THE REQUEST: Write each line of the material exactly as given, from the top through the line that contains "x_ticks = [0, 25, 50, 75, 100]", and omit all pictures.

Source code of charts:
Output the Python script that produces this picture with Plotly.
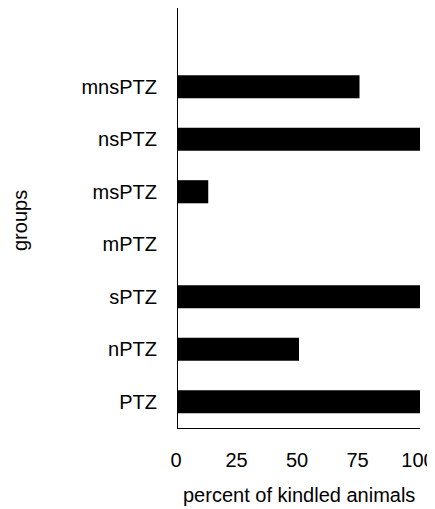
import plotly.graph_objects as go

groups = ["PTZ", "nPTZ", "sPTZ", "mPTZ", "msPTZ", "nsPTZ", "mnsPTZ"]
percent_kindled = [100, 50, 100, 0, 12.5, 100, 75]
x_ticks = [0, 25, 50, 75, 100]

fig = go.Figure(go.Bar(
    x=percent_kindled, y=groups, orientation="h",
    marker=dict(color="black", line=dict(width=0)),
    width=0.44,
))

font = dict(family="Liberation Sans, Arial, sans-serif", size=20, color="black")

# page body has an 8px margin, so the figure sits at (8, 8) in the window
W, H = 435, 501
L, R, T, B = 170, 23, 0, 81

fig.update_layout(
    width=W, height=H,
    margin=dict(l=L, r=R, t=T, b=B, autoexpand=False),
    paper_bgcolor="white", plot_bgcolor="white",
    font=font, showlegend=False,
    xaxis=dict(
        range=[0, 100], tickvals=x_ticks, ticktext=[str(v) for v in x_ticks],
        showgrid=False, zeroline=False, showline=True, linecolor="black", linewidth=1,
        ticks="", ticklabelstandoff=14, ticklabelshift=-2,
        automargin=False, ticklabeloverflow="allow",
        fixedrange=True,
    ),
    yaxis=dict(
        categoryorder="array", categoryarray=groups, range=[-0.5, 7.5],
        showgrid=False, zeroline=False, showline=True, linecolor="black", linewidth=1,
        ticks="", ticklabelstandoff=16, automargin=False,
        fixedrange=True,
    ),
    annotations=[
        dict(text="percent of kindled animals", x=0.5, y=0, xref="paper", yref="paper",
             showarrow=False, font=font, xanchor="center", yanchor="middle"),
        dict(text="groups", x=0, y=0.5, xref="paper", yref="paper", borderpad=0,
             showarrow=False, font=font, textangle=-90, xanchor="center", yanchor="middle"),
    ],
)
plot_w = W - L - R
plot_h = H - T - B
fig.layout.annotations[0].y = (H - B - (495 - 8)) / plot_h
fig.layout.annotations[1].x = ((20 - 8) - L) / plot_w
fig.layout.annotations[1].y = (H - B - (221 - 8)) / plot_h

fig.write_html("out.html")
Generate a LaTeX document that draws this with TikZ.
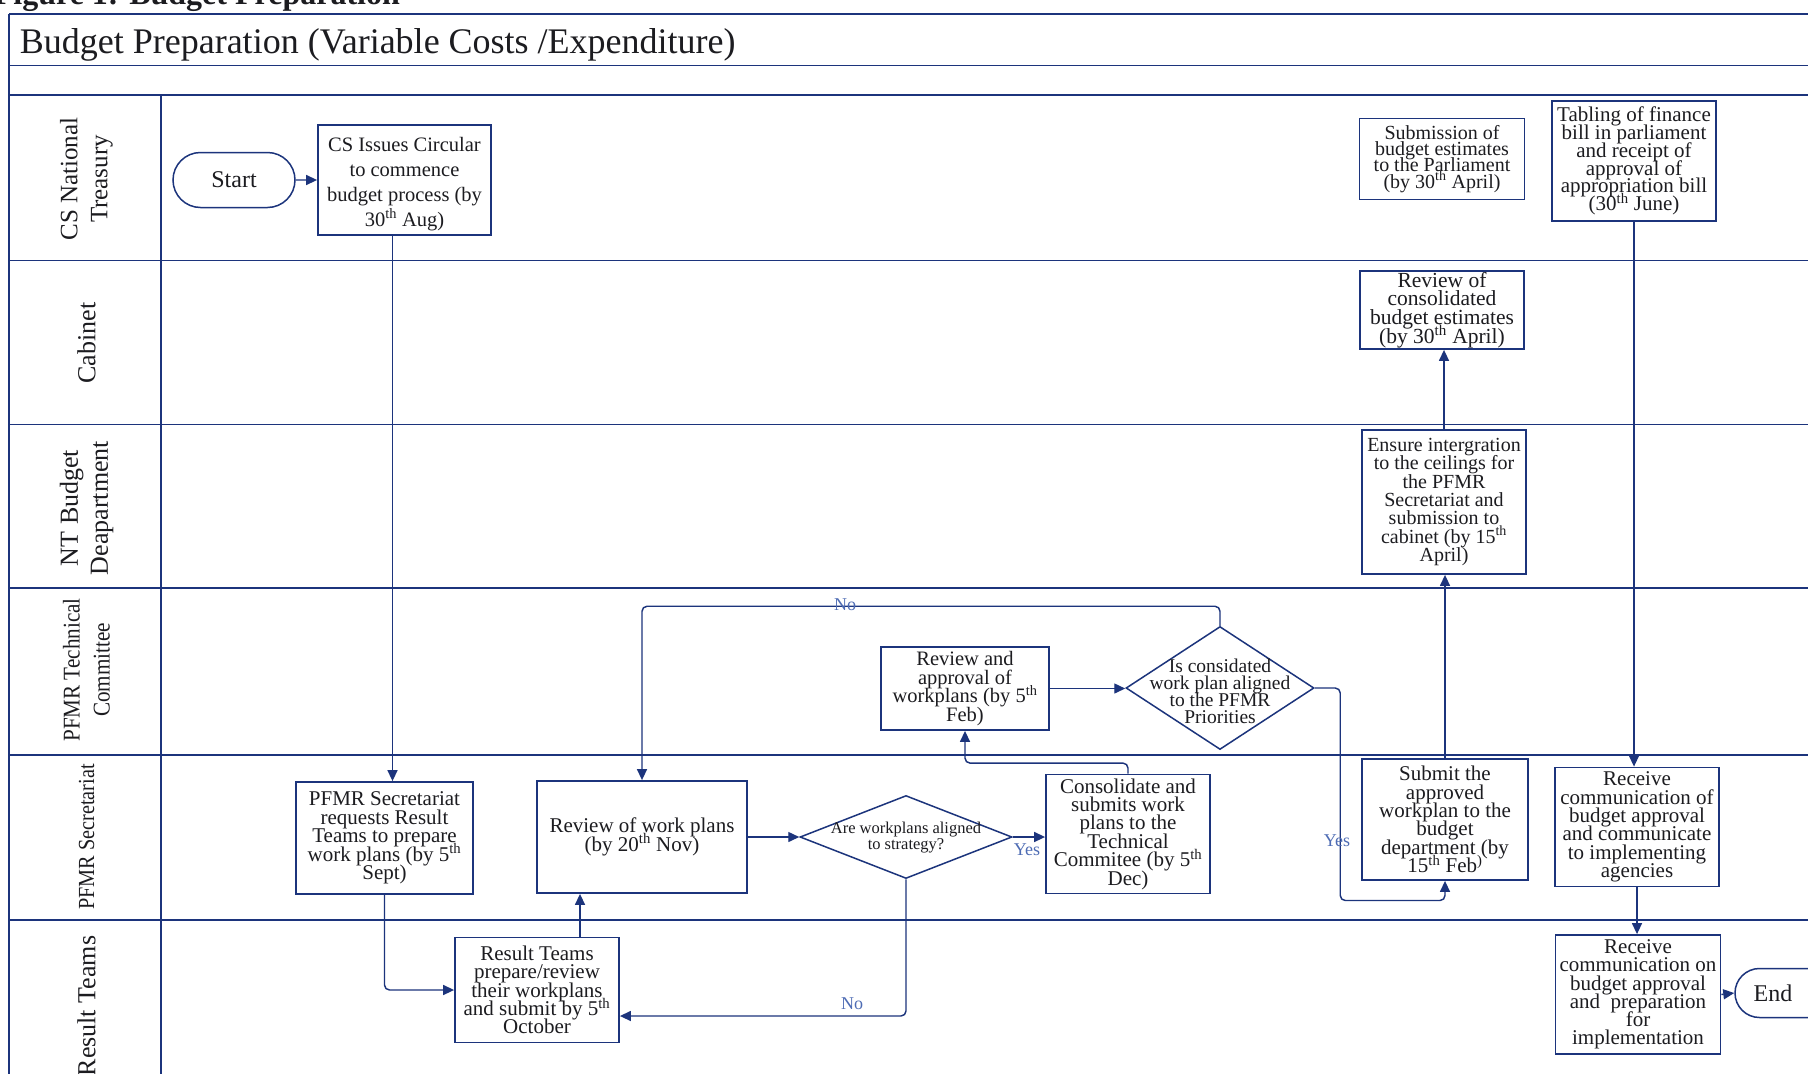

ANSWER TO THE PROBLEM:
Output the Python script that produces this picture with Plotly.
import plotly.graph_objects as go

groups = ["PTZ", "nPTZ", "sPTZ", "mPTZ", "msPTZ", "nsPTZ", "mnsPTZ"]
percent_kindled = [100, 50, 100, 0, 12.5, 100, 75]
x_ticks = [0, 25, 50, 75, 100]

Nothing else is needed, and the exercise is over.